### Given instruction
Return every record below exactly as written, but leave out the pictures.

(Items listed in a dataset)
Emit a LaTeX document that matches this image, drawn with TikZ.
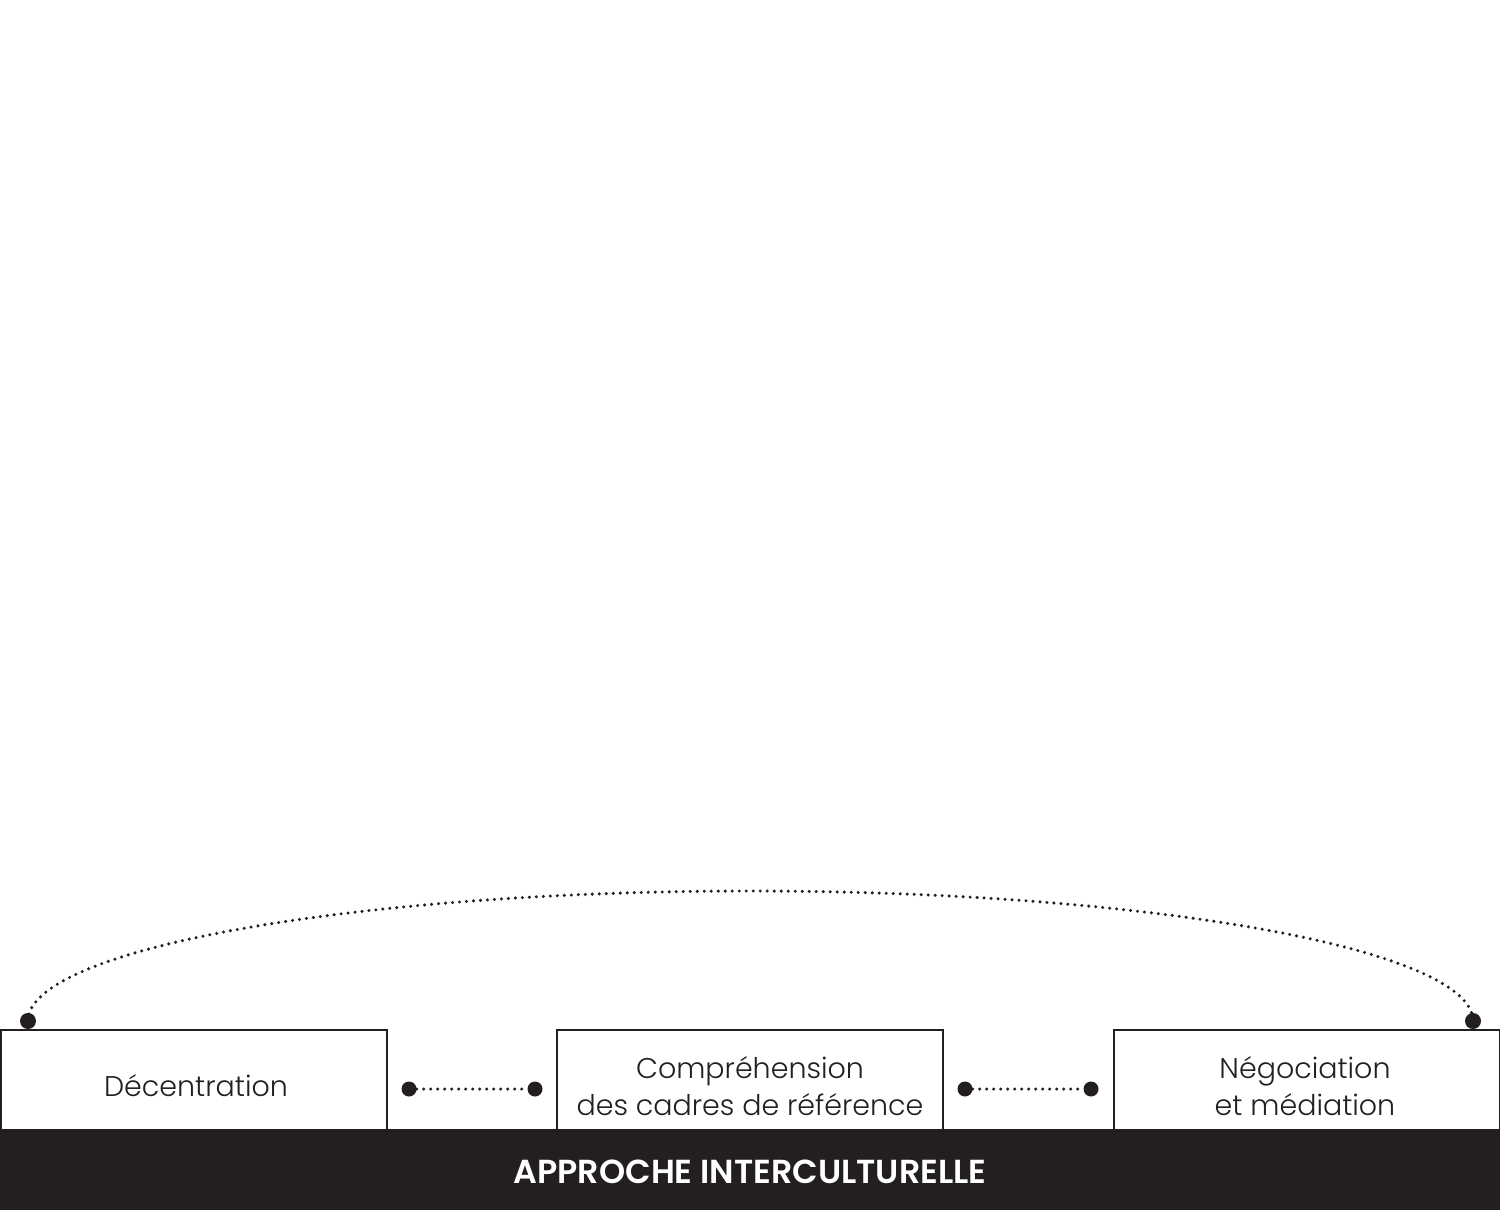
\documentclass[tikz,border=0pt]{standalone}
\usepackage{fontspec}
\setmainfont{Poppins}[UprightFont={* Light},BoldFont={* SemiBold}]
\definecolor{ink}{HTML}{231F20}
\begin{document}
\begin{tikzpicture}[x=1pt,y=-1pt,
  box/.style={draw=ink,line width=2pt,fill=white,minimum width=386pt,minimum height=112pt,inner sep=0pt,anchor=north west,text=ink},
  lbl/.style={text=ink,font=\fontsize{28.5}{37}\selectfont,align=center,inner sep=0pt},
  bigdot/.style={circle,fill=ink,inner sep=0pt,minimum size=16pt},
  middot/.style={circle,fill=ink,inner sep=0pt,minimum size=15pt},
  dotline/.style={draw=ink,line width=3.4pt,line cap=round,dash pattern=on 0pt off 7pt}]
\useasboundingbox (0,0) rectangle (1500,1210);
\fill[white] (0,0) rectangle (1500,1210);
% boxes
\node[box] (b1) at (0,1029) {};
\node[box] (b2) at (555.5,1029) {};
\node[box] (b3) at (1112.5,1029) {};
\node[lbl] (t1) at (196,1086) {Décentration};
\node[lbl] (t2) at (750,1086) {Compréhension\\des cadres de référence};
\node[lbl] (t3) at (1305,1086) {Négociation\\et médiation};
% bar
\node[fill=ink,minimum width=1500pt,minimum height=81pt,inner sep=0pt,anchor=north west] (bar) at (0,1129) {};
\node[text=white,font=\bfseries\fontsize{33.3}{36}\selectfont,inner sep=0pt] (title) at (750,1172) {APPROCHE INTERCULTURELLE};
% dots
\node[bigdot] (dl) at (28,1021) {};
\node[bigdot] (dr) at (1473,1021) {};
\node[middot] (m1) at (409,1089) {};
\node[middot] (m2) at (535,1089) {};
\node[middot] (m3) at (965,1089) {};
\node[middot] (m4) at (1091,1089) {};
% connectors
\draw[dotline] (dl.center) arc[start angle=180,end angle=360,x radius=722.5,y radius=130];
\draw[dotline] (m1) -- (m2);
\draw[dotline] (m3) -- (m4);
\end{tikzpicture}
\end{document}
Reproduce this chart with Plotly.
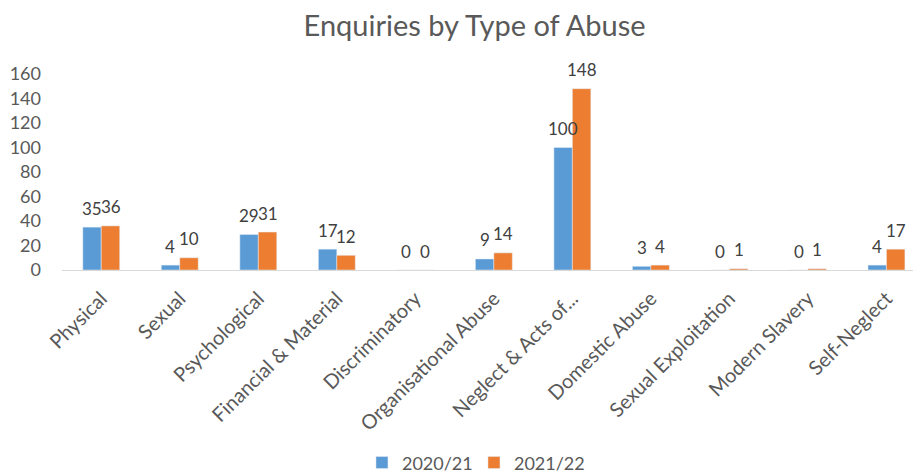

### Completed task
Emit a LaTeX document that matches this image, drawn with TikZ.
\documentclass[tikz,border=0pt]{standalone}
\usepackage{fontspec}
\setmainfont{Poppins}[UprightFont={* Light},BoldFont={* SemiBold}]
\definecolor{ink}{HTML}{231F20}
\begin{document}
\begin{tikzpicture}[x=1pt,y=-1pt,
  box/.style={draw=ink,line width=2pt,fill=white,minimum width=386pt,minimum height=112pt,inner sep=0pt,anchor=north west,text=ink},
  lbl/.style={text=ink,font=\fontsize{28.5}{37}\selectfont,align=center,inner sep=0pt},
  bigdot/.style={circle,fill=ink,inner sep=0pt,minimum size=16pt},
  middot/.style={circle,fill=ink,inner sep=0pt,minimum size=15pt},
  dotline/.style={draw=ink,line width=3.4pt,line cap=round,dash pattern=on 0pt off 7pt}]
\useasboundingbox (0,0) rectangle (1500,1210);
\fill[white] (0,0) rectangle (1500,1210);
% boxes
\node[box] (b1) at (0,1029) {};
\node[box] (b2) at (555.5,1029) {};
\node[box] (b3) at (1112.5,1029) {};
\node[lbl] (t1) at (196,1086) {Décentration};
\node[lbl] (t2) at (750,1086) {Compréhension\\des cadres de référence};
\node[lbl] (t3) at (1305,1086) {Négociation\\et médiation};
% bar
\node[fill=ink,minimum width=1500pt,minimum height=81pt,inner sep=0pt,anchor=north west] (bar) at (0,1129) {};
\node[text=white,font=\bfseries\fontsize{33.3}{36}\selectfont,inner sep=0pt] (title) at (750,1172) {APPROCHE INTERCULTURELLE};
% dots
\node[bigdot] (dl) at (28,1021) {};
\node[bigdot] (dr) at (1473,1021) {};
\node[middot] (m1) at (409,1089) {};
\node[middot] (m2) at (535,1089) {};
\node[middot] (m3) at (965,1089) {};
\node[middot] (m4) at (1091,1089) {};
% connectors
\draw[dotline] (dl.center) arc[start angle=180,end angle=360,x radius=722.5,y radius=130];
\draw[dotline] (m1) -- (m2);
\draw[dotline] (m3) -- (m4);
\end{tikzpicture}
\end{document}
Reproduce this chart with Plotly.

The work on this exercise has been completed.